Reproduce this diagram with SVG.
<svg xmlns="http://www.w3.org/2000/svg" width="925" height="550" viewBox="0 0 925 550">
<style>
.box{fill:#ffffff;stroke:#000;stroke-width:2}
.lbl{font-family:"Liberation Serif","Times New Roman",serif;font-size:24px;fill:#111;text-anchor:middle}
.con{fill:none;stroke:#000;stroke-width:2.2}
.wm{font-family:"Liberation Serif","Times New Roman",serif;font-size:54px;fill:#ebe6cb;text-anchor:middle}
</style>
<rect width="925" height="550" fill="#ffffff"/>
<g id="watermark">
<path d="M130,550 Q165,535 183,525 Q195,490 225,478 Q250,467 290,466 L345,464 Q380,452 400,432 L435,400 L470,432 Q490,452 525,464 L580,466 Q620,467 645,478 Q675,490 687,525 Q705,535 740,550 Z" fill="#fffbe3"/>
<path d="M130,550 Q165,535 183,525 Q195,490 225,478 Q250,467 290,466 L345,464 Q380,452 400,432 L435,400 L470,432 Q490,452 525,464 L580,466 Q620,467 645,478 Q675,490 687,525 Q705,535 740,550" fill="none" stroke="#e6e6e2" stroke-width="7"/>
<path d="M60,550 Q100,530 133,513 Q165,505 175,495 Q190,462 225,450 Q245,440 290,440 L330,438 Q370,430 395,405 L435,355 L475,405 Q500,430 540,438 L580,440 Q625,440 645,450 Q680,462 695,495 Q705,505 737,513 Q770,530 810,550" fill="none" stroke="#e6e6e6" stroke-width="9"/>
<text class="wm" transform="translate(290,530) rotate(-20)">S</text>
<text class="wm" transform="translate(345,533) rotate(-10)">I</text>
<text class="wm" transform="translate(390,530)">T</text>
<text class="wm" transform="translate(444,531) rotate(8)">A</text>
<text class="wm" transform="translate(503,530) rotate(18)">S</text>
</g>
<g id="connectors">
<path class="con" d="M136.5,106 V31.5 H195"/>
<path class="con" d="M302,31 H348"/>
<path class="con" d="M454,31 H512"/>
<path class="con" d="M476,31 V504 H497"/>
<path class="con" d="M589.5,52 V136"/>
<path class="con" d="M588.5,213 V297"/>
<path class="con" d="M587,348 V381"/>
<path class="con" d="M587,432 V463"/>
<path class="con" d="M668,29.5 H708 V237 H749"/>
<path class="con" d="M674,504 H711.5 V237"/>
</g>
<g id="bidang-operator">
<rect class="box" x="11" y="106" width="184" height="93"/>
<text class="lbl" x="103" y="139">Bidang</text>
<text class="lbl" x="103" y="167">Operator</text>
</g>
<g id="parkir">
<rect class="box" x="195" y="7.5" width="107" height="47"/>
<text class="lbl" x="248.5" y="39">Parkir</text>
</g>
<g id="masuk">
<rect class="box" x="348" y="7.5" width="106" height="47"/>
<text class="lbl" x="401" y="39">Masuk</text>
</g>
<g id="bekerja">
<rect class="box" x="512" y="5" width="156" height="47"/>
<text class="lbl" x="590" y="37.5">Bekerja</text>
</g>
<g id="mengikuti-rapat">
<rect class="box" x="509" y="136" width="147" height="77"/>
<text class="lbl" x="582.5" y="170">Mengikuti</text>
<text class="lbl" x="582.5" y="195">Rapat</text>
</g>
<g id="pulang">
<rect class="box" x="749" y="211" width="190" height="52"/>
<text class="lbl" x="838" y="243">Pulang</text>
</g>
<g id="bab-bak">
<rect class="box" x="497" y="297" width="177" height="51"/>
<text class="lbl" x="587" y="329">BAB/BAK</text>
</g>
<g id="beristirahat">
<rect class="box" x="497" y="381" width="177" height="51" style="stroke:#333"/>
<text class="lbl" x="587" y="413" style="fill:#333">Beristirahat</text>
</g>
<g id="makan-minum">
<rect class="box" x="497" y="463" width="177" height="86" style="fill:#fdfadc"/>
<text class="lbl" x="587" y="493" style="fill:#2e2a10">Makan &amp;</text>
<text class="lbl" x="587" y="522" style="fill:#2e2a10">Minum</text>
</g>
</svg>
========================================================================
▶ [GIVEN TASK] Output all of the data again, exactly.

▶ [WRITTEN RESPONSE]
Reproduce this diagram with SVG.
<svg xmlns="http://www.w3.org/2000/svg" width="925" height="550" viewBox="0 0 925 550">
<style>
.box{fill:#ffffff;stroke:#000;stroke-width:2}
.lbl{font-family:"Liberation Serif","Times New Roman",serif;font-size:24px;fill:#111;text-anchor:middle}
.con{fill:none;stroke:#000;stroke-width:2.2}
.wm{font-family:"Liberation Serif","Times New Roman",serif;font-size:54px;fill:#ebe6cb;text-anchor:middle}
</style>
<rect width="925" height="550" fill="#ffffff"/>
<g id="watermark">
<path d="M130,550 Q165,535 183,525 Q195,490 225,478 Q250,467 290,466 L345,464 Q380,452 400,432 L435,400 L470,432 Q490,452 525,464 L580,466 Q620,467 645,478 Q675,490 687,525 Q705,535 740,550 Z" fill="#fffbe3"/>
<path d="M130,550 Q165,535 183,525 Q195,490 225,478 Q250,467 290,466 L345,464 Q380,452 400,432 L435,400 L470,432 Q490,452 525,464 L580,466 Q620,467 645,478 Q675,490 687,525 Q705,535 740,550" fill="none" stroke="#e6e6e2" stroke-width="7"/>
<path d="M60,550 Q100,530 133,513 Q165,505 175,495 Q190,462 225,450 Q245,440 290,440 L330,438 Q370,430 395,405 L435,355 L475,405 Q500,430 540,438 L580,440 Q625,440 645,450 Q680,462 695,495 Q705,505 737,513 Q770,530 810,550" fill="none" stroke="#e6e6e6" stroke-width="9"/>
<text class="wm" transform="translate(290,530) rotate(-20)">S</text>
<text class="wm" transform="translate(345,533) rotate(-10)">I</text>
<text class="wm" transform="translate(390,530)">T</text>
<text class="wm" transform="translate(444,531) rotate(8)">A</text>
<text class="wm" transform="translate(503,530) rotate(18)">S</text>
</g>
<g id="connectors">
<path class="con" d="M136.5,106 V31.5 H195"/>
<path class="con" d="M302,31 H348"/>
<path class="con" d="M454,31 H512"/>
<path class="con" d="M476,31 V504 H497"/>
<path class="con" d="M589.5,52 V136"/>
<path class="con" d="M588.5,213 V297"/>
<path class="con" d="M587,348 V381"/>
<path class="con" d="M587,432 V463"/>
<path class="con" d="M668,29.5 H708 V237 H749"/>
<path class="con" d="M674,504 H711.5 V237"/>
</g>
<g id="bidang-operator">
<rect class="box" x="11" y="106" width="184" height="93"/>
<text class="lbl" x="103" y="139">Bidang</text>
<text class="lbl" x="103" y="167">Operator</text>
</g>
<g id="parkir">
<rect class="box" x="195" y="7.5" width="107" height="47"/>
<text class="lbl" x="248.5" y="39">Parkir</text>
</g>
<g id="masuk">
<rect class="box" x="348" y="7.5" width="106" height="47"/>
<text class="lbl" x="401" y="39">Masuk</text>
</g>
<g id="bekerja">
<rect class="box" x="512" y="5" width="156" height="47"/>
<text class="lbl" x="590" y="37.5">Bekerja</text>
</g>
<g id="mengikuti-rapat">
<rect class="box" x="509" y="136" width="147" height="77"/>
<text class="lbl" x="582.5" y="170">Mengikuti</text>
<text class="lbl" x="582.5" y="195">Rapat</text>
</g>
<g id="pulang">
<rect class="box" x="749" y="211" width="190" height="52"/>
<text class="lbl" x="838" y="243">Pulang</text>
</g>
<g id="bab-bak">
<rect class="box" x="497" y="297" width="177" height="51"/>
<text class="lbl" x="587" y="329">BAB/BAK</text>
</g>
<g id="beristirahat">
<rect class="box" x="497" y="381" width="177" height="51" style="stroke:#333"/>
<text class="lbl" x="587" y="413" style="fill:#333">Beristirahat</text>
</g>
<g id="makan-minum">
<rect class="box" x="497" y="463" width="177" height="86" style="fill:#fdfadc"/>
<text class="lbl" x="587" y="493" style="fill:#2e2a10">Makan &amp;</text>
<text class="lbl" x="587" y="522" style="fill:#2e2a10">Minum</text>
</g>
</svg>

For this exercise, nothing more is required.